_Goal of the exercise_
Output the full listing below exactly as it reads, and skip anything that is a picture.

_Available data_
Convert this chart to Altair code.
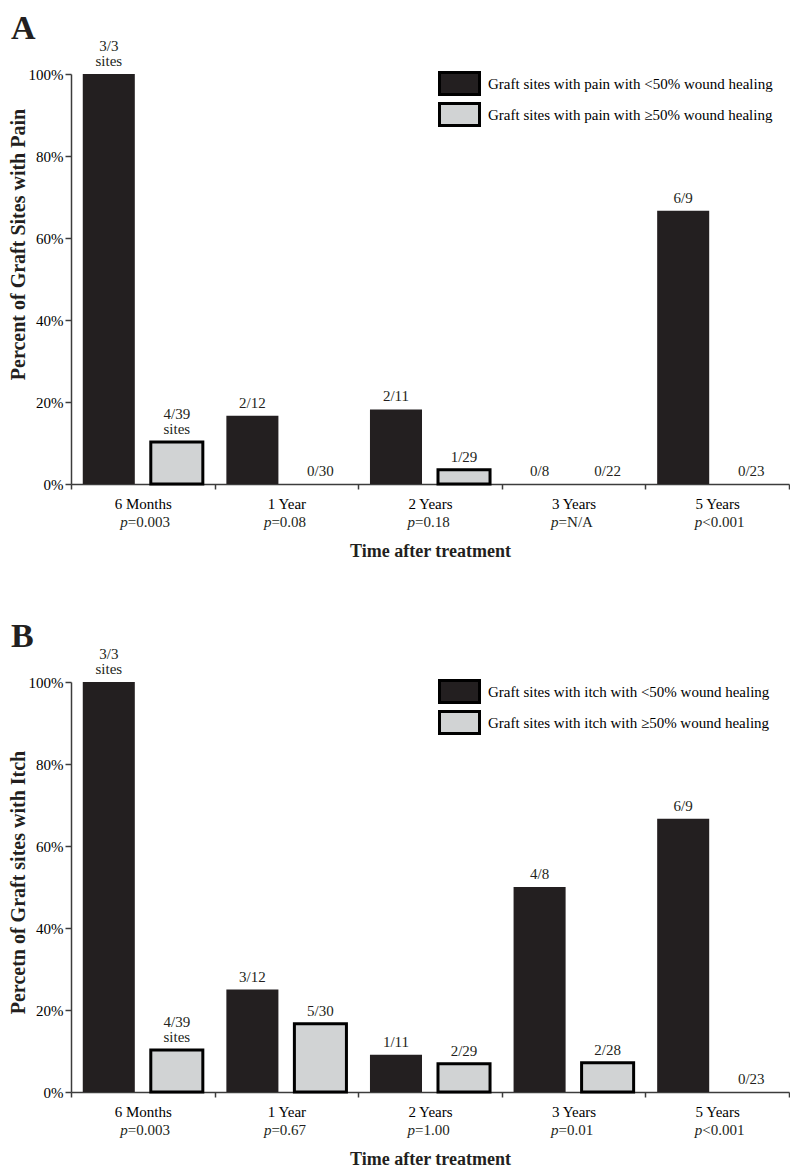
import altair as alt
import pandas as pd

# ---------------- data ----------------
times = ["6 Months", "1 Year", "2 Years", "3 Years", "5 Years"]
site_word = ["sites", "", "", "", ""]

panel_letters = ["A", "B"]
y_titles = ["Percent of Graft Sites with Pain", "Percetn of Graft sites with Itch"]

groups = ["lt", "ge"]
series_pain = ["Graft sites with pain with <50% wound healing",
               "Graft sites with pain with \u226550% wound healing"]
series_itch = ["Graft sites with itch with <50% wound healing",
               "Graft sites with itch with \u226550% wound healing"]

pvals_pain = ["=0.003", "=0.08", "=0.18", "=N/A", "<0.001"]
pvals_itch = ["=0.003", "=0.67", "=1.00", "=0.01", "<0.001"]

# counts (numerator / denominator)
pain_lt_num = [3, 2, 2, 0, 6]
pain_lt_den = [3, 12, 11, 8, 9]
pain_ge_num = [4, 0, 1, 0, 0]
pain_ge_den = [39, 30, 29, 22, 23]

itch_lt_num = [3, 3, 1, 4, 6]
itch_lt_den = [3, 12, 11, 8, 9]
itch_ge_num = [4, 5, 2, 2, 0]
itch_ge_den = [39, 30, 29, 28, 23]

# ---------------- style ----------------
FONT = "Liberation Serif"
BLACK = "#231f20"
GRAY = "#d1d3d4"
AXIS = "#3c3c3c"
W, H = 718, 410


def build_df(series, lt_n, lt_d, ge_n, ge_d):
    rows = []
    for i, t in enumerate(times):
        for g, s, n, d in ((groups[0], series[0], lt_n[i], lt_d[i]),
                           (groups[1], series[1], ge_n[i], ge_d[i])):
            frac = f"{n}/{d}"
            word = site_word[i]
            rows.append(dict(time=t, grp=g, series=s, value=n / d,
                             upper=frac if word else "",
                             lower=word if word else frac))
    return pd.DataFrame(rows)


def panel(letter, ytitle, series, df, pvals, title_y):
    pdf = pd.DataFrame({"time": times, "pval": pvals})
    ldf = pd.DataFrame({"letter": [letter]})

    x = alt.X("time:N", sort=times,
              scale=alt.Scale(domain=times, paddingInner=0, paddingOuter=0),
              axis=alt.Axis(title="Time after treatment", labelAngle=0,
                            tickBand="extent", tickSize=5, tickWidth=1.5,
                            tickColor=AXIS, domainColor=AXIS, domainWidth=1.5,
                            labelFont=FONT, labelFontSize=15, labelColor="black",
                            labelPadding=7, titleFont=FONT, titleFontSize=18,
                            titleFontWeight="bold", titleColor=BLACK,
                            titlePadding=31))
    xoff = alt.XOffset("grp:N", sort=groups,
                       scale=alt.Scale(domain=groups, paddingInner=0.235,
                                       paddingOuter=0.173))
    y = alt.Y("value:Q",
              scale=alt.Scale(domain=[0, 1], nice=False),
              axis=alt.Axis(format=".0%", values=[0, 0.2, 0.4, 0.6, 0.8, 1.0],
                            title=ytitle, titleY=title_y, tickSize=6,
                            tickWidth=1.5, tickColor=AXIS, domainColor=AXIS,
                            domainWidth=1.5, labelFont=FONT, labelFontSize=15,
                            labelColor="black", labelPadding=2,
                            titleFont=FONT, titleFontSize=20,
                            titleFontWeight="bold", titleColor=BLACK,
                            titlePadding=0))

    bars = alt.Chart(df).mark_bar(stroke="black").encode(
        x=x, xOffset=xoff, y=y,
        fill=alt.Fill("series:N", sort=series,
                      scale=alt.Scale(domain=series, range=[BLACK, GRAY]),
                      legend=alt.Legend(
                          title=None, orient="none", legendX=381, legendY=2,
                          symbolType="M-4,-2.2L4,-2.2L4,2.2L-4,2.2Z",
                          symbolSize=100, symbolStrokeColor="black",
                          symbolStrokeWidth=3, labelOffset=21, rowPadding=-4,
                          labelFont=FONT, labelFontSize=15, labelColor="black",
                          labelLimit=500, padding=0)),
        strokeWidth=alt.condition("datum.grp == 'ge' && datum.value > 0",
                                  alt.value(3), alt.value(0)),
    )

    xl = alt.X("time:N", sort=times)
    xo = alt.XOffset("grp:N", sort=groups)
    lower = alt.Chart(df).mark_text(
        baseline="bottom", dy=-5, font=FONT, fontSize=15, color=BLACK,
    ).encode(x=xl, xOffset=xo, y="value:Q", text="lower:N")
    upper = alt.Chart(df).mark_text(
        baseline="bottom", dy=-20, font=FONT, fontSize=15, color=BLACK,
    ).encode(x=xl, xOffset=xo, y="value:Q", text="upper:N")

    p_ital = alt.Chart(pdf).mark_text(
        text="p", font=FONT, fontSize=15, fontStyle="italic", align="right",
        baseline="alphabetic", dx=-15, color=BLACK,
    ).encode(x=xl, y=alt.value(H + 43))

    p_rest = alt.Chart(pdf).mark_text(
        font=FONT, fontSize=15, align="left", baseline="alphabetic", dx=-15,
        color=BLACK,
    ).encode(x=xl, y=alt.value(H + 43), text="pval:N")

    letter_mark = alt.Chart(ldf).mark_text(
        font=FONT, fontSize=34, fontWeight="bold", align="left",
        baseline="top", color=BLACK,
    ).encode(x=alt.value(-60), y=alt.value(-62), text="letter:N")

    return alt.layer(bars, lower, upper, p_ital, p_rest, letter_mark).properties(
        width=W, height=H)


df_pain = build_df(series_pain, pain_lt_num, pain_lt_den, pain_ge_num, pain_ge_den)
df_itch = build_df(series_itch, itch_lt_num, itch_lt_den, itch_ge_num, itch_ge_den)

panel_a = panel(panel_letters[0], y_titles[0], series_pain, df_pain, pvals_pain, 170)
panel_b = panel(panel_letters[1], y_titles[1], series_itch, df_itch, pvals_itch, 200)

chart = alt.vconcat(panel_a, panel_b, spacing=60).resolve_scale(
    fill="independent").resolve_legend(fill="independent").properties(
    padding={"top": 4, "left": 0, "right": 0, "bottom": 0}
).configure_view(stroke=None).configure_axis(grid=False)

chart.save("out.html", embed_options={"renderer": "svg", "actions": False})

_Task response_
Convert this chart to Altair code.
import altair as alt
import pandas as pd

# ---------------- data ----------------
times = ["6 Months", "1 Year", "2 Years", "3 Years", "5 Years"]
site_word = ["sites", "", "", "", ""]

panel_letters = ["A", "B"]
y_titles = ["Percent of Graft Sites with Pain", "Percetn of Graft sites with Itch"]

groups = ["lt", "ge"]
series_pain = ["Graft sites with pain with <50% wound healing",
               "Graft sites with pain with \u226550% wound healing"]
series_itch = ["Graft sites with itch with <50% wound healing",
               "Graft sites with itch with \u226550% wound healing"]

pvals_pain = ["=0.003", "=0.08", "=0.18", "=N/A", "<0.001"]
pvals_itch = ["=0.003", "=0.67", "=1.00", "=0.01", "<0.001"]

# counts (numerator / denominator)
pain_lt_num = [3, 2, 2, 0, 6]
pain_lt_den = [3, 12, 11, 8, 9]
pain_ge_num = [4, 0, 1, 0, 0]
pain_ge_den = [39, 30, 29, 22, 23]

itch_lt_num = [3, 3, 1, 4, 6]
itch_lt_den = [3, 12, 11, 8, 9]
itch_ge_num = [4, 5, 2, 2, 0]
itch_ge_den = [39, 30, 29, 28, 23]

# ---------------- style ----------------
FONT = "Liberation Serif"
BLACK = "#231f20"
GRAY = "#d1d3d4"
AXIS = "#3c3c3c"
W, H = 718, 410


def build_df(series, lt_n, lt_d, ge_n, ge_d):
    rows = []
    for i, t in enumerate(times):
        for g, s, n, d in ((groups[0], series[0], lt_n[i], lt_d[i]),
                           (groups[1], series[1], ge_n[i], ge_d[i])):
            frac = f"{n}/{d}"
            word = site_word[i]
            rows.append(dict(time=t, grp=g, series=s, value=n / d,
                             upper=frac if word else "",
                             lower=word if word else frac))
    return pd.DataFrame(rows)


def panel(letter, ytitle, series, df, pvals, title_y):
    pdf = pd.DataFrame({"time": times, "pval": pvals})
    ldf = pd.DataFrame({"letter": [letter]})

    x = alt.X("time:N", sort=times,
              scale=alt.Scale(domain=times, paddingInner=0, paddingOuter=0),
              axis=alt.Axis(title="Time after treatment", labelAngle=0,
                            tickBand="extent", tickSize=5, tickWidth=1.5,
                            tickColor=AXIS, domainColor=AXIS, domainWidth=1.5,
                            labelFont=FONT, labelFontSize=15, labelColor="black",
                            labelPadding=7, titleFont=FONT, titleFontSize=18,
                            titleFontWeight="bold", titleColor=BLACK,
                            titlePadding=31))
    xoff = alt.XOffset("grp:N", sort=groups,
                       scale=alt.Scale(domain=groups, paddingInner=0.235,
                                       paddingOuter=0.173))
    y = alt.Y("value:Q",
              scale=alt.Scale(domain=[0, 1], nice=False),
              axis=alt.Axis(format=".0%", values=[0, 0.2, 0.4, 0.6, 0.8, 1.0],
                            title=ytitle, titleY=title_y, tickSize=6,
                            tickWidth=1.5, tickColor=AXIS, domainColor=AXIS,
                            domainWidth=1.5, labelFont=FONT, labelFontSize=15,
                            labelColor="black", labelPadding=2,
                            titleFont=FONT, titleFontSize=20,
                            titleFontWeight="bold", titleColor=BLACK,
                            titlePadding=0))

    bars = alt.Chart(df).mark_bar(stroke="black").encode(
        x=x, xOffset=xoff, y=y,
        fill=alt.Fill("series:N", sort=series,
                      scale=alt.Scale(domain=series, range=[BLACK, GRAY]),
                      legend=alt.Legend(
                          title=None, orient="none", legendX=381, legendY=2,
                          symbolType="M-4,-2.2L4,-2.2L4,2.2L-4,2.2Z",
                          symbolSize=100, symbolStrokeColor="black",
                          symbolStrokeWidth=3, labelOffset=21, rowPadding=-4,
                          labelFont=FONT, labelFontSize=15, labelColor="black",
                          labelLimit=500, padding=0)),
        strokeWidth=alt.condition("datum.grp == 'ge' && datum.value > 0",
                                  alt.value(3), alt.value(0)),
    )

    xl = alt.X("time:N", sort=times)
    xo = alt.XOffset("grp:N", sort=groups)
    lower = alt.Chart(df).mark_text(
        baseline="bottom", dy=-5, font=FONT, fontSize=15, color=BLACK,
    ).encode(x=xl, xOffset=xo, y="value:Q", text="lower:N")
    upper = alt.Chart(df).mark_text(
        baseline="bottom", dy=-20, font=FONT, fontSize=15, color=BLACK,
    ).encode(x=xl, xOffset=xo, y="value:Q", text="upper:N")

    p_ital = alt.Chart(pdf).mark_text(
        text="p", font=FONT, fontSize=15, fontStyle="italic", align="right",
        baseline="alphabetic", dx=-15, color=BLACK,
    ).encode(x=xl, y=alt.value(H + 43))

    p_rest = alt.Chart(pdf).mark_text(
        font=FONT, fontSize=15, align="left", baseline="alphabetic", dx=-15,
        color=BLACK,
    ).encode(x=xl, y=alt.value(H + 43), text="pval:N")

    letter_mark = alt.Chart(ldf).mark_text(
        font=FONT, fontSize=34, fontWeight="bold", align="left",
        baseline="top", color=BLACK,
    ).encode(x=alt.value(-60), y=alt.value(-62), text="letter:N")

    return alt.layer(bars, lower, upper, p_ital, p_rest, letter_mark).properties(
        width=W, height=H)


df_pain = build_df(series_pain, pain_lt_num, pain_lt_den, pain_ge_num, pain_ge_den)
df_itch = build_df(series_itch, itch_lt_num, itch_lt_den, itch_ge_num, itch_ge_den)

panel_a = panel(panel_letters[0], y_titles[0], series_pain, df_pain, pvals_pain, 170)
panel_b = panel(panel_letters[1], y_titles[1], series_itch, df_itch, pvals_itch, 200)

chart = alt.vconcat(panel_a, panel_b, spacing=60).resolve_scale(
    fill="independent").resolve_legend(fill="independent").properties(
    padding={"top": 4, "left": 0, "right": 0, "bottom": 0}
).configure_view(stroke=None).configure_axis(grid=False)

chart.save("out.html", embed_options={"renderer": "svg", "actions": False})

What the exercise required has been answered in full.